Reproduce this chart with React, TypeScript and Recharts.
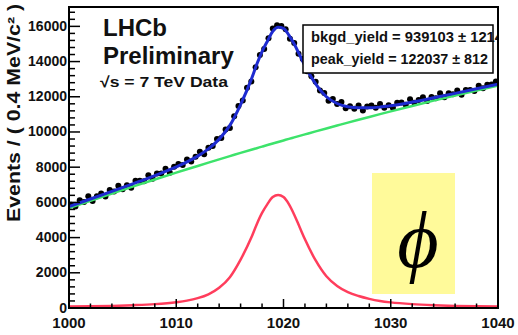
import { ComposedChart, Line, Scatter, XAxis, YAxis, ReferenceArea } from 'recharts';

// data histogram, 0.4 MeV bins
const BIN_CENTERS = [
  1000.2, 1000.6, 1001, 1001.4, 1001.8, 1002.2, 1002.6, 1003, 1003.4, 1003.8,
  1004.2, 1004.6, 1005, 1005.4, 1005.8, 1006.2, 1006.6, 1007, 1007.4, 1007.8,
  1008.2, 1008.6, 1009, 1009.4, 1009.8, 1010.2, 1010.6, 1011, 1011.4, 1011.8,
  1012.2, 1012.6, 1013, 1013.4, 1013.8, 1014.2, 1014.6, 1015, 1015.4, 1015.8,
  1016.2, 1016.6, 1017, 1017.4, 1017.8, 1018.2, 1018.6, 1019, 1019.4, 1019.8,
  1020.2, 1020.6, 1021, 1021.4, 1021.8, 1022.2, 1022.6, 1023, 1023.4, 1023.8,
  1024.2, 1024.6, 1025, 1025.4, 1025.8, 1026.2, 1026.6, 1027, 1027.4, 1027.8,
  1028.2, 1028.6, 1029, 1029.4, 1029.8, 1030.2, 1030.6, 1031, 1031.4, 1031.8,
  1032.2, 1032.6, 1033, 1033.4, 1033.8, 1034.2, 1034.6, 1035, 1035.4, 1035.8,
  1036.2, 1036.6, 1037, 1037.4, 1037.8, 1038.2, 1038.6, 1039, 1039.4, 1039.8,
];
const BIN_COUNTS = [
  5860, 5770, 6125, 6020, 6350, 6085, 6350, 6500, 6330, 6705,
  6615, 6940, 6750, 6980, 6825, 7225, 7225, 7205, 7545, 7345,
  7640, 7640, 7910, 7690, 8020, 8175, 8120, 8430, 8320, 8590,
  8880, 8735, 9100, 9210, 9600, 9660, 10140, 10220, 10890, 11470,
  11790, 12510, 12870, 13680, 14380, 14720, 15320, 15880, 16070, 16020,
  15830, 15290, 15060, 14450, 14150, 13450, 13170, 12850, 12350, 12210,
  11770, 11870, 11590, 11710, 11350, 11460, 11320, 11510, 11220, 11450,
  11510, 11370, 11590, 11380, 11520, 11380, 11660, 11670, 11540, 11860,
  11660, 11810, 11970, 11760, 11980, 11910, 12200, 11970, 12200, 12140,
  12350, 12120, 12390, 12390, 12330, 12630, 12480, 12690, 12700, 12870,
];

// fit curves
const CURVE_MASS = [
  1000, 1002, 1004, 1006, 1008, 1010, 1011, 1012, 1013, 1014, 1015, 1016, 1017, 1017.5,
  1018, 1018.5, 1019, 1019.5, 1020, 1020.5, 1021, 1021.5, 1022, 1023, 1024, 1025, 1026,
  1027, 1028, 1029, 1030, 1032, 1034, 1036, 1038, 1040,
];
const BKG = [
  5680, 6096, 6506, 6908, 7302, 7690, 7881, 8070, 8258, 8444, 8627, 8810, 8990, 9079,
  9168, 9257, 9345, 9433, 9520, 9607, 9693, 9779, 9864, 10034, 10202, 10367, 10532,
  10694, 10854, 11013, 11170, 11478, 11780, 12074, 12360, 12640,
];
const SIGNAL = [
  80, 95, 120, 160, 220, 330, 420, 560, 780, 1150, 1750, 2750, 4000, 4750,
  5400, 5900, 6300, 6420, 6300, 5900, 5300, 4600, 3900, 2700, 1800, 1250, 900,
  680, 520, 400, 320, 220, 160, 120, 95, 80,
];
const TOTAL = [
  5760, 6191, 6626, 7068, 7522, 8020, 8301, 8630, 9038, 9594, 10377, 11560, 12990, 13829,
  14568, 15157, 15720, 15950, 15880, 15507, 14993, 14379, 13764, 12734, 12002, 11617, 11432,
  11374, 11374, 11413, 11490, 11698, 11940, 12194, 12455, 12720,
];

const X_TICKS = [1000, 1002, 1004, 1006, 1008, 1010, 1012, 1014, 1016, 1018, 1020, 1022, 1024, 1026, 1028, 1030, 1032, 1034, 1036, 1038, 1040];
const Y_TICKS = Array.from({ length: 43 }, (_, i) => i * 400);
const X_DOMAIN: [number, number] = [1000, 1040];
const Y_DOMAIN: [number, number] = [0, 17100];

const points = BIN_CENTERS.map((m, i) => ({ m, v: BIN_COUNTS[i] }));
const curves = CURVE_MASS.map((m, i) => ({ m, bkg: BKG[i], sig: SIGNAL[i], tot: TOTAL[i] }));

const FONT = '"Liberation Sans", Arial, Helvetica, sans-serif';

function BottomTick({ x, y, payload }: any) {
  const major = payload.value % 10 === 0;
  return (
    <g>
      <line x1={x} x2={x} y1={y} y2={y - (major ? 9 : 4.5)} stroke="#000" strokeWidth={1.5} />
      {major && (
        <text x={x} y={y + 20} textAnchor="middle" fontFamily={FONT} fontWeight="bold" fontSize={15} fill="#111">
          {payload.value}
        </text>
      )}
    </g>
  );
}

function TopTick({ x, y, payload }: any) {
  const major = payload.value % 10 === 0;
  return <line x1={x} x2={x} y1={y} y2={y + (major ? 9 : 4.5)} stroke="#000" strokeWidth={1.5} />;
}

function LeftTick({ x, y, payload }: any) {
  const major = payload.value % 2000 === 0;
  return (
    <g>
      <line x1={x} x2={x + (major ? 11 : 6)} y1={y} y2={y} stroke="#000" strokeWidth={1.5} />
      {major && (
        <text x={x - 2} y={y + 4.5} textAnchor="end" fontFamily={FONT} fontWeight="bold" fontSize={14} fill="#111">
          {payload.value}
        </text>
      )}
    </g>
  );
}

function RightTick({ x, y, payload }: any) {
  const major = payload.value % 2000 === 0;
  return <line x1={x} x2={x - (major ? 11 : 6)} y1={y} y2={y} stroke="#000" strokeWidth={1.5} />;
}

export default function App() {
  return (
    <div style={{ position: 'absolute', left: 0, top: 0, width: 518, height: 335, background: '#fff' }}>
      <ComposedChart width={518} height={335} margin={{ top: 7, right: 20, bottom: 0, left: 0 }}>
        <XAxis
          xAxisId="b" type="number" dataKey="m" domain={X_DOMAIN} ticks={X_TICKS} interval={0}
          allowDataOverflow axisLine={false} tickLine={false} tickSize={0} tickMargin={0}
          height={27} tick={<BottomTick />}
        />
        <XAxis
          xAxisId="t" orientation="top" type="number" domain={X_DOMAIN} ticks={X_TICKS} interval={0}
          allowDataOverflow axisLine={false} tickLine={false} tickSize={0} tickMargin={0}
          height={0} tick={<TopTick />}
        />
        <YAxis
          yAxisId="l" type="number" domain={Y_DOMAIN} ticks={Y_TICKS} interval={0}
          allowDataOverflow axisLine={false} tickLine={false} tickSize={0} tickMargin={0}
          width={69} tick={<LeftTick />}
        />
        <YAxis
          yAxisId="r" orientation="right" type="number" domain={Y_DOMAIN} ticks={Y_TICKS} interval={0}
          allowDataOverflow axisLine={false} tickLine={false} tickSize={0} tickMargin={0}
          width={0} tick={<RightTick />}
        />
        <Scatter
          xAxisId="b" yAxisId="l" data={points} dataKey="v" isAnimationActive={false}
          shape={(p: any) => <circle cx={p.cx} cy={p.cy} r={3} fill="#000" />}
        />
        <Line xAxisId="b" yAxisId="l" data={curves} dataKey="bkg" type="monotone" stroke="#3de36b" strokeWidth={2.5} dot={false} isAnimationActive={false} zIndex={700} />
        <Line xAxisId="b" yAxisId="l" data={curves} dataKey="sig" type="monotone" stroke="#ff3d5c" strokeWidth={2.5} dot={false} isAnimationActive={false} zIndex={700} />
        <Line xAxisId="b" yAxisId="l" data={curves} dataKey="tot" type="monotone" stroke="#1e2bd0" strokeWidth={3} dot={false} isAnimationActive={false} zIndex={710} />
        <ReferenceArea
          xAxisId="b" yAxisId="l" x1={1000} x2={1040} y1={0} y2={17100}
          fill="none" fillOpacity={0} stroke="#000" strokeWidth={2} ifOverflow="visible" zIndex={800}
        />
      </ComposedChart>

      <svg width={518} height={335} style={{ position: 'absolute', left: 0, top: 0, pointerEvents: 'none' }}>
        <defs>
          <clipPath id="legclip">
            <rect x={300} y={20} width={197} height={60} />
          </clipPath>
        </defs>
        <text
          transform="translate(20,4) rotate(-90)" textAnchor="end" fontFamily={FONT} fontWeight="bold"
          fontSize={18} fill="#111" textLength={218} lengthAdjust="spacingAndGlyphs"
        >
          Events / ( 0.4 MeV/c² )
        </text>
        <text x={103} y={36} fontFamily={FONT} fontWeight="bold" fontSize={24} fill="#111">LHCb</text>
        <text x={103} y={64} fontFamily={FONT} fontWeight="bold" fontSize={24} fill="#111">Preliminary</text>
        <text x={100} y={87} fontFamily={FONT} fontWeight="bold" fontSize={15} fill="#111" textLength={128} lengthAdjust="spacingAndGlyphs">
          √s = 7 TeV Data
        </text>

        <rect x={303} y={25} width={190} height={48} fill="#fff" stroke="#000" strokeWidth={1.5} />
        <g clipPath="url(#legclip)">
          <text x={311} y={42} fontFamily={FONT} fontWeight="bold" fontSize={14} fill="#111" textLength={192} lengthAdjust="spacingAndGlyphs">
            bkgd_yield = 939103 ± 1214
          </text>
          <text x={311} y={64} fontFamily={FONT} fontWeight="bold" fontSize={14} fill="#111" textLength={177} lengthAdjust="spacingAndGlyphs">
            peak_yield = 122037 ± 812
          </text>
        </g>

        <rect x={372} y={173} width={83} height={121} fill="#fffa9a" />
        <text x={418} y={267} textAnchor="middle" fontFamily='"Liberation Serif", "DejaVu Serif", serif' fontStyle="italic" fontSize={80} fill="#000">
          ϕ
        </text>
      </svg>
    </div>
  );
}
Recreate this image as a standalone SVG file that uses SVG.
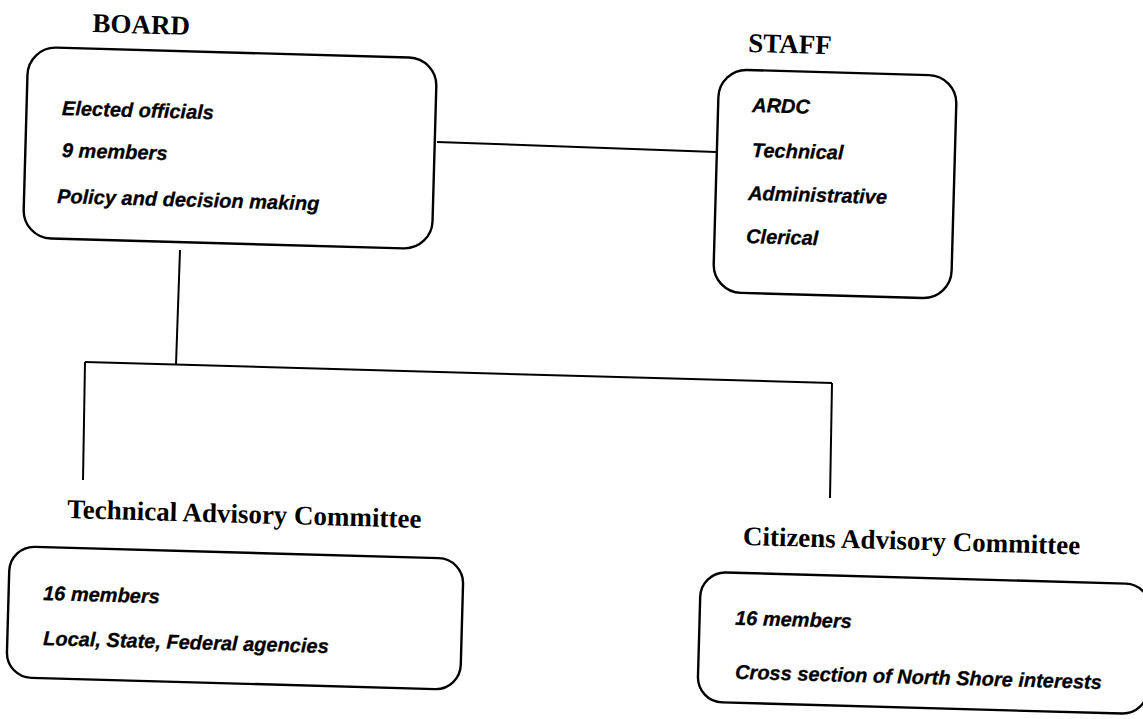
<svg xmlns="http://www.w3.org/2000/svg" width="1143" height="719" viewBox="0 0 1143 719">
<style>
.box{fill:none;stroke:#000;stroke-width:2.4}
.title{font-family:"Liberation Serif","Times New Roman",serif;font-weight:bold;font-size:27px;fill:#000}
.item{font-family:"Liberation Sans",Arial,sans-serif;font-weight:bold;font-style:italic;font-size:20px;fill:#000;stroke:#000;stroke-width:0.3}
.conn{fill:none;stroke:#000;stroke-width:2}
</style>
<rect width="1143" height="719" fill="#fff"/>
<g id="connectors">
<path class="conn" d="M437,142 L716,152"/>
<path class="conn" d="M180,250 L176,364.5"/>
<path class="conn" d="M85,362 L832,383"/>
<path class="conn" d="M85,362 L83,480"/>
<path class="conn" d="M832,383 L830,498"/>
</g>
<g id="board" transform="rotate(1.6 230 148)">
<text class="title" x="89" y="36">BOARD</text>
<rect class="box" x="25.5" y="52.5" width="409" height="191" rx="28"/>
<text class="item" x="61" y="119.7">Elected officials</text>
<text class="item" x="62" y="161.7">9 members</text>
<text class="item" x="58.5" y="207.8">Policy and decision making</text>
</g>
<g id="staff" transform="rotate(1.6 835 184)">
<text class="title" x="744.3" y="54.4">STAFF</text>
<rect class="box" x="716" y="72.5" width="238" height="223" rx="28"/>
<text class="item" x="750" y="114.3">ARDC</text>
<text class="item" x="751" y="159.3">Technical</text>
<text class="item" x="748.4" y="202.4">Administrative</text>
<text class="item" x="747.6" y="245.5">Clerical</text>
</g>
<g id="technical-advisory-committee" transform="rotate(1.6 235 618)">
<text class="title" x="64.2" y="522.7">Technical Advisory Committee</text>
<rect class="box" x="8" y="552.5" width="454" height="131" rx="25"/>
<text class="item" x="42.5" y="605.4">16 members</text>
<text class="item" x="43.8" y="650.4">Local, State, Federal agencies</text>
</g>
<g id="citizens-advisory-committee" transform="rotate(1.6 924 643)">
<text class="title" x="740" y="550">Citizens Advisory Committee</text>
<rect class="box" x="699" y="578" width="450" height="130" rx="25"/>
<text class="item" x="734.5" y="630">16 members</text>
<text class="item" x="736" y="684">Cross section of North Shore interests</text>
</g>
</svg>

────────────────────────────────────────

INSTRUCTION
Would you reproduce the lines above, from the very first through the line containing "XAxis, YAxis, ReferenceArea", exactly and without the pictures?

PROBLEM SOLUTION
Reproduce this chart with React, TypeScript and Recharts.
import { ComposedChart, Line, Scatter, XAxis, YAxis, ReferenceArea } from 'recharts';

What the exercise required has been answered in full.